Learn more about the types of companies in China (Link) to choose the most appropriate company category.

 

The Process of Registering a Company in China

  1. Name verification by the State Administration of Industrial and Commercial (SAIC) – Applicants can submit their applications in person or by proxy through direct visits to the business registration office, or by mail, fax, or email. To register for name pre-approval, the following steps are generally required:
    Step 1: Get the Application Form for Name Pre-approval and fill it out. Get the other materials ready.
    Step 2: Submit the name registration materials, receive the “Notice of Acceptance of Name Registration”, and wait for the name approval result.
    Step 3: Receive the “Notice of Pre-approval of Business Name” on the date determined by the “Notice of Acceptance of Name Registration”.The first step of registering a company is to verify the name, but in fact, name verification is quite an arduous matter.
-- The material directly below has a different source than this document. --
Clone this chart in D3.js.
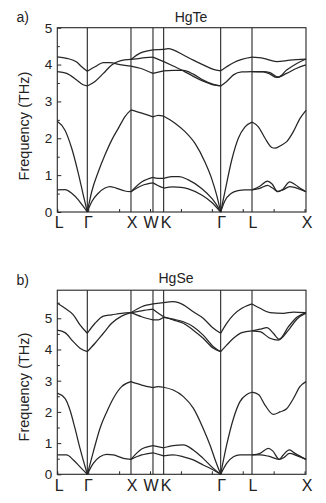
<!DOCTYPE html>
<html>
<head>
<meta charset="utf-8">
<script src="https://cdn.jsdelivr.net/npm/d3@7"></script>
<style>
  html, body { margin: 0; padding: 0; background: #fff; }
  svg { display: block; font-family: "Liberation Sans", Arial, sans-serif; }
</style>
</head>
<body>
<svg id="chart" width="326" height="503"></svg>
<script>
// ---------- data ----------
const kTicks = [0, 0.971, 2.384, 3.096, 3.441, 5.286, 6.300, 8.047];
const kLabels = ["L", "Γ", "X", "W", "K", "Γ", "L", "X"];
const xMinorTicks = [0, 1, 2, 3, 4, 5, 6, 7, 8];
const yTicksTe = [0, 1, 2, 3, 4, 5];
const yTicksSe = [0, 1, 2, 3, 4, 5];
const panelTitles = ["HgTe", "HgSe"];
const panelTags = ["a)", "b)"];
const yLabel = "Frequency (THz)";

// HgTe phonon branches [k, THz]
const teLA = [[0,2.46],[0.249,2.22],[0.466,1.73],[0.68,1.05],[0.841,0.46],[0.971,0],
  [1.113,0.55],[1.327,1.09],[1.544,1.55],[1.76,1.95],[1.974,2.27],[2.191,2.59],[2.384,2.77],
  [2.74,2.68],[3.096,2.58],[3.275,2.62],[3.441,2.6],
  [3.809,2.41],[4.133,2.18],[4.456,1.86],[4.78,1.35],[4.997,0.9],[5.159,0.45],[5.286,0],
  [5.424,0.55],[5.644,1.41],[5.858,2.0],[6.074,2.31],[6.3,2.44],
  [6.505,2.31],[6.722,2.0],[6.939,1.75],[7.045,1.73],[7.262,1.82],[7.424,1.91],[7.638,2.18],[7.854,2.54],[8.047,2.76]];
const teTA1 = [[0,0.6],[0.249,0.61],[0.466,0.51],[0.68,0.33],[0.841,0.15],[0.971,0],
  [1.113,0.28],[1.327,0.51],[1.544,0.65],[1.705,0.69],[1.90,0.65],[2.19,0.57],[2.384,0.55],
  [2.74,0.72],[3.096,0.79],[3.25,0.72],[3.441,0.65],
  [3.75,0.68],[4.0,0.67],[4.24,0.63],[4.67,0.46],[5.0,0.26],[5.286,0],
  [5.42,0.3],[5.62,0.5],[5.85,0.58],[6.07,0.6],[6.3,0.6],
  [6.55,0.64],[6.8,0.72],[6.95,0.66],[7.13,0.56],[7.3,0.6],[7.52,0.69],[7.7,0.66],[7.9,0.6],[8.047,0.55]];
const teTA2 = [[0,0.6],[0.249,0.61],[0.466,0.51],[0.68,0.33],[0.841,0.15],[0.971,0],
  [1.113,0.28],[1.327,0.51],[1.544,0.65],[1.705,0.69],[1.90,0.65],[2.19,0.57],[2.384,0.55],
  [2.74,0.82],[3.096,0.94],[3.25,0.91],[3.441,0.91],
  [3.70,0.96],[3.95,0.96],[4.24,0.87],[4.67,0.64],[5.0,0.37],[5.15,0.2],[5.286,0],
  [5.42,0.3],[5.62,0.5],[5.85,0.58],[6.07,0.6],[6.3,0.6],
  [6.55,0.7],[6.8,0.84],[6.95,0.76],[7.13,0.55],[7.3,0.62],[7.52,0.82],[7.7,0.74],[7.9,0.62],[8.047,0.55]];
const teOpt1 = [[0,4.21],[0.304,4.17],[0.627,4.07],[0.79,3.94],[0.971,3.82],
  [1.22,3.94],[1.49,4.05],[1.705,4.05],[2.03,4.0],[2.25,3.97],[2.384,3.96],
  [2.68,3.9],[3.096,3.76],[3.441,3.83],
  [3.75,3.84],[4.08,3.84],[4.40,3.74],[4.72,3.58],[5.05,3.46],[5.286,3.42],
  [5.48,3.54],[5.70,3.72],[5.97,3.8],[6.3,3.81],
  [6.67,3.8],[6.88,3.74],[7.1,3.65],[7.42,3.76],[7.75,3.9],[8.047,3.99]];
const teOpt2 = [[0,3.81],[0.304,3.76],[0.627,3.58],[0.82,3.46],[0.971,3.42],
  [1.22,3.54],[1.49,3.76],[1.76,3.99],[2.03,4.1],[2.384,4.14],
  [2.68,4.17],[3.096,4.2],[3.441,4.08],
  [3.75,3.96],[4.08,3.83],[4.40,3.68],[4.72,3.55],[5.05,3.45],[5.286,3.42],
  [5.48,3.54],[5.70,3.72],[5.97,3.8],[6.3,3.81],
  [6.67,3.81],[6.88,3.78],[7.15,3.66],[7.42,3.85],[7.75,4.03],[8.047,4.15]];
const teOpt3 = [[0,3.81],[0.304,3.76],[0.627,3.58],[0.82,3.46],[0.971,3.42],
  [1.22,3.54],[1.49,3.76],[1.76,3.99],[2.03,4.1],[2.384,4.14],
  [2.68,4.31],[3.096,4.4],[3.441,4.41],
  [3.6,4.43],[3.75,4.4],[4.08,4.26],[4.40,4.12],[4.72,3.99],[5.05,3.87],[5.286,3.83],
  [5.48,3.94],[5.70,4.05],[5.97,4.14],[6.3,4.2],
  [6.67,4.17],[7.1,4.08],[7.53,4.12],[8.047,4.15]];

// HgSe phonon branches [k, THz]
const seLA = [[0,2.6],[0.249,2.43],[0.41,2.06],[0.573,1.47],[0.735,0.83],[0.971,0],
  [1.165,0.72],[1.38,1.47],[1.6,2.0],[1.81,2.43],[2.08,2.81],[2.384,2.97],
  [2.73,2.86],[3.096,2.78],[3.27,2.81],[3.441,2.79],
  [3.75,2.7],[4.08,2.49],[4.40,2.12],[4.72,1.47],[4.94,0.94],[5.13,0.4],[5.286,0],
  [5.48,0.94],[5.70,1.79],[5.91,2.33],[6.13,2.56],[6.3,2.63],
  [6.51,2.56],[6.72,2.22],[6.99,1.92],[7.21,2.0],[7.42,2.1],[7.64,2.43],[7.85,2.81],[8.047,2.97]];
const seTA1 = [[0,0.62],[0.30,0.62],[0.52,0.46],[0.735,0.24],[0.971,0],
  [1.165,0.35],[1.38,0.56],[1.6,0.64],[1.81,0.62],[2.14,0.51],[2.384,0.48],
  [2.73,0.62],[3.096,0.69],[3.441,0.59],
  [3.75,0.62],[4.08,0.56],[4.40,0.46],[4.72,0.3],[5.05,0.14],[5.286,0],
  [5.48,0.35],[5.70,0.56],[5.91,0.62],[6.3,0.62],
  [6.56,0.62],[6.83,0.58],[7.18,0.48],[7.35,0.55],[7.51,0.67],[7.75,0.6],[8.047,0.48]];
const seTA2 = [[0,0.62],[0.30,0.62],[0.52,0.46],[0.735,0.24],[0.971,0],
  [1.165,0.35],[1.38,0.56],[1.6,0.64],[1.81,0.62],[2.14,0.51],[2.384,0.48],
  [2.73,0.81],[3.096,0.92],[3.441,0.85],
  [3.75,0.92],[4.08,0.94],[4.40,0.78],[4.72,0.51],[5.05,0.19],[5.286,0],
  [5.48,0.35],[5.70,0.56],[5.91,0.62],[6.3,0.62],
  [6.56,0.67],[6.83,0.83],[6.97,0.75],[7.18,0.48],[7.31,0.62],[7.51,0.78],[7.69,0.67],[8.047,0.48]];
const seOpt1 = [[0,5.48],[0.249,5.32],[0.518,5.11],[0.735,4.79],[0.971,4.52],
  [1.22,4.84],[1.49,5.07],[1.76,5.11],[2.08,5.16],[2.384,5.18],
  [2.73,5.05],[3.096,4.95],[3.27,4.95],[3.441,5.03],
  [3.75,4.97],[4.08,4.89],[4.40,4.73],[4.72,4.46],[5.05,4.09],[5.286,3.93],
  [5.48,4.14],[5.70,4.36],[5.97,4.54],[6.3,4.6],
  [6.56,4.57],[6.88,4.36],[7.15,4.3],[7.48,4.62],[7.75,4.97],[8.047,5.16]];
const seOpt2 = [[0,4.62],[0.249,4.54],[0.518,4.25],[0.735,4.04],[0.971,3.93],
  [1.22,4.2],[1.49,4.52],[1.76,4.84],[2.08,5.07],[2.384,5.18],
  [2.73,5.24],[3.096,5.29],[3.27,5.16],[3.441,5.05],
  [3.75,4.95],[4.08,4.84],[4.40,4.62],[4.72,4.36],[5.05,4.04],[5.286,3.93],
  [5.48,4.14],[5.70,4.36],[5.97,4.54],[6.3,4.6],
  [6.56,4.65],[6.78,4.7],[6.99,4.52],[7.18,4.33],[7.48,4.73],[7.75,5.03],[8.047,5.18]];
const seOpt3 = [[0,4.62],[0.249,4.54],[0.518,4.25],[0.735,4.04],[0.971,3.93],
  [1.22,4.2],[1.49,4.52],[1.76,4.84],[2.08,5.07],[2.384,5.18],
  [2.73,5.37],[3.096,5.46],[3.441,5.5],
  [3.75,5.53],[4.08,5.43],[4.40,5.21],[4.72,5.0],[5.05,4.68],[5.286,4.52],
  [5.48,4.84],[5.70,5.11],[5.97,5.32],[6.3,5.46],
  [6.56,5.32],[6.88,5.18],[7.31,5.16],[7.64,5.2],[8.047,5.18]];

// ---------- drawing ----------
const svg = d3.select("#chart");
const ink = "#262626";
const FONT = '"Liberation Sans", Arial, sans-serif';

const panels = [
  { title: panelTitles[0], tag: panelTags[0], yMax: 5, yTicks: yTicksTe,
    bands: [teLA, teTA1, teTA2, teOpt1, teOpt2, teOpt3],
    top: 27.7, bottom: 212, titleX: 191, titleY: 21.5, tagY: 22, labelY: 126 },
  { title: panelTitles[1], tag: panelTags[1], yMax: 5.9, yTicks: yTicksSe,
    bands: [seLA, seTA1, seTA2, seOpt1, seOpt2, seOpt3],
    top: 290.2, bottom: 474.3, titleX: 176, titleY: 283.3, tagY: 285, labelY: 387 }
];

const left = 57.3, right = 306;
const x = d3.scaleLinear().domain([kTicks[0], kTicks[kTicks.length - 1]]).range([left, right]);

panels.forEach(p => {
  const y = d3.scaleLinear().domain([0, p.yMax]).range([p.bottom, p.top]);
  const g = svg.append("g");

  // vertical high-symmetry lines
  g.selectAll("line.hs").data(kTicks.slice(1, -1)).join("line")
    .attr("x1", d => x(d)).attr("x2", d => x(d))
    .attr("y1", p.top).attr("y2", p.bottom)
    .attr("stroke", ink).attr("stroke-width", 1.1);

  // bands, split at high-symmetry points; degenerate (identical) pieces drawn once
  const line = d3.line().x(d => x(d[0])).y(d => y(d[1])).curve(d3.curveMonotoneX);
  const drawn = new Set();
  p.bands.forEach(band => {
    for (let i = 0; i < kTicks.length - 1; i++) {
      const a = kTicks[i] - 1e-6, b = kTicks[i + 1] + 1e-6;
      const seg = band.filter(d => d[0] >= a && d[0] <= b);
      if (seg.length > 1) {
        const key = JSON.stringify(seg);
        if (drawn.has(key)) continue;
        drawn.add(key);
        g.append("path").attr("d", line(seg))
          .attr("fill", "none").attr("stroke", ink).attr("stroke-width", 1.25)
          .attr("stroke-linejoin", "round");
      }
    }
  });

  // frame
  g.append("rect").attr("x", left).attr("y", p.top)
    .attr("width", right - left).attr("height", p.bottom - p.top)
    .attr("fill", "none").attr("stroke", ink).attr("stroke-width", 1.1);

  // y axis major ticks + labels
  const yAxis = g.append("g").attr("transform", `translate(${left},0)`)
    .call(d3.axisLeft(y).tickValues(p.yTicks).tickFormat(d3.format("d"))
      .tickSize(-4).tickPadding(5));
  yAxis.select(".domain").remove();
  yAxis.selectAll("line").attr("stroke", ink);
  yAxis.selectAll("text").attr("font-size", 13.5).attr("font-family", FONT).attr("fill", "#222");

  // y minor ticks
  const minor = d3.range(0.5, p.yMax, 1);
  const yMinor = g.append("g").attr("transform", `translate(${left},0)`)
    .call(d3.axisLeft(y).tickValues(minor).tickFormat("").tickSize(-2.5));
  yMinor.select(".domain").remove();
  yMinor.selectAll("line").attr("stroke", ink);

  // x minor ticks
  const xMinor = g.append("g").attr("transform", `translate(0,${p.bottom})`)
    .call(d3.axisBottom(x).tickValues(xMinorTicks).tickFormat("").tickSize(-3));
  xMinor.select(".domain").remove();
  xMinor.selectAll("line").attr("stroke", ink);

  // x labels
  const xAxis = g.append("g").attr("transform", `translate(0,${p.bottom})`)
    .call(d3.axisBottom(x).tickValues(kTicks).tickFormat((d, i) => kLabels[i])
      .tickSize(0).tickPadding(5));
  xAxis.select(".domain").remove();
  xAxis.selectAll("text").attr("font-size", 16).attr("font-family", FONT).attr("fill", "#222")
    .attr("dx", (d, i) => (i === 3 ? -2.5 : i === 4 ? 2 : i === 0 ? 1.5 : 0.5));

  // y label
  g.append("text").attr("transform", `translate(29,${p.labelY}) rotate(-90)`)
    .attr("text-anchor", "middle").attr("font-size", 14.5).attr("font-family", FONT)
    .attr("fill", "#222").text(yLabel);

  // title and tag
  g.append("text").attr("x", p.titleX).attr("y", p.titleY)
    .attr("text-anchor", "middle").attr("font-size", 14).attr("font-family", FONT)
    .attr("fill", "#222").text(p.title);
  g.append("text").attr("x", 16.5).attr("y", p.tagY)
    .attr("font-size", 14).attr("font-family", FONT).attr("fill", "#222").text(p.tag);
});
</script>
</body>
</html>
If you intend to go to the SAIC on your own, you can check online first to ensure your business name does not conflict with any existing business names and save your time.
  2. Rent an office- you must have an address in order to register a company. Beijing only allows office buildings, stores, and other commercial properties, while Shenzhen and Guangzhou regions allow residential homes as company addresses. During company registration, you need to provide a copy of the ownership certificate and lease agreement for the registered address.
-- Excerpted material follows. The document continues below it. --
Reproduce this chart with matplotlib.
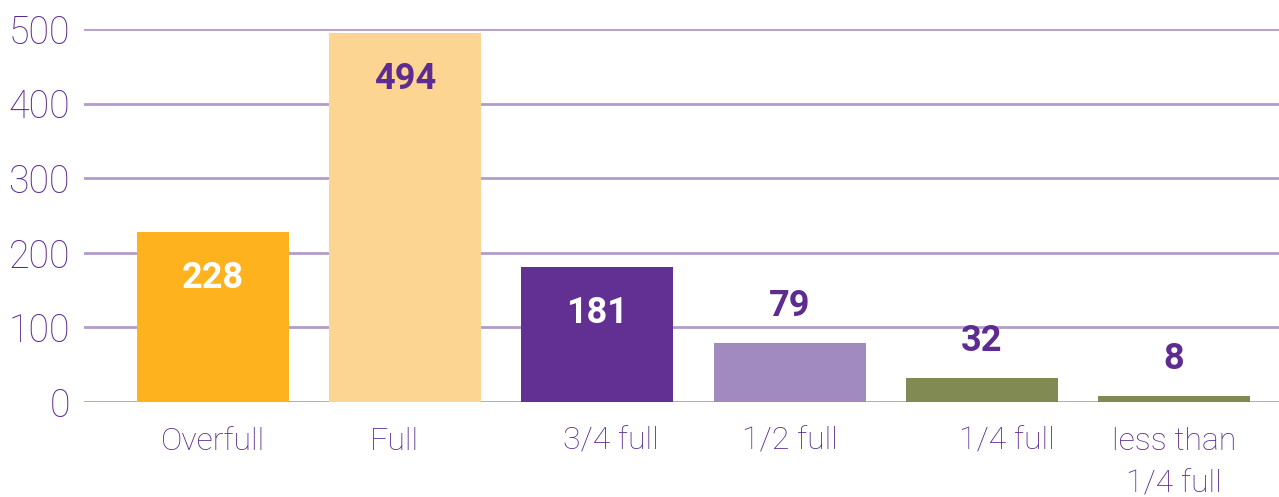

  3. Prepare the articles of association – The articles of association are the basic documents of the company’s name, the scope of business, managerial structure, and other major matters according to the law, as well as the written documents that stipulate the basic rules of the company’s organization and activities.
  4. Apply for company registration procedures – Get all the forms required for company registration from the State Administration for Industry and Commerce (SAIC), including the registration application form, list of shareholders (promoters), supervision of directors and managers, registration form of a legal representative, registration form of an appointed representative or proxy.
    After completing the forms, submit them to the SAIC together with the “Notice of Pre-approval of Business Name”, articles of association, lease agreement, and a copy of the ownership certificate of the business address. The license can be obtained in about 15 working days. You can give the submission to an agent or do it yourself on the SAIC’s website.
  5. Obtain company stamp – Obtaining the stamp is a necessary part of the company after its establishment, and it is necessary to engrave the stamp regardless of the area in which it is registered. All China companies are now required to have company stamps, including the official stamp (also known as the administrative stamp), financial stamp, and legal representative stamp.
  6. Tax registration – A foreign company must apply for a tax account and tax verification in the local tax bureau within 30 days of obtaining a business license.
  7. Open a bank account – Once you have a business license, you’ll then be able to open a China business bank account for your company. There are no sequential requirements for tax registration and bank account opening.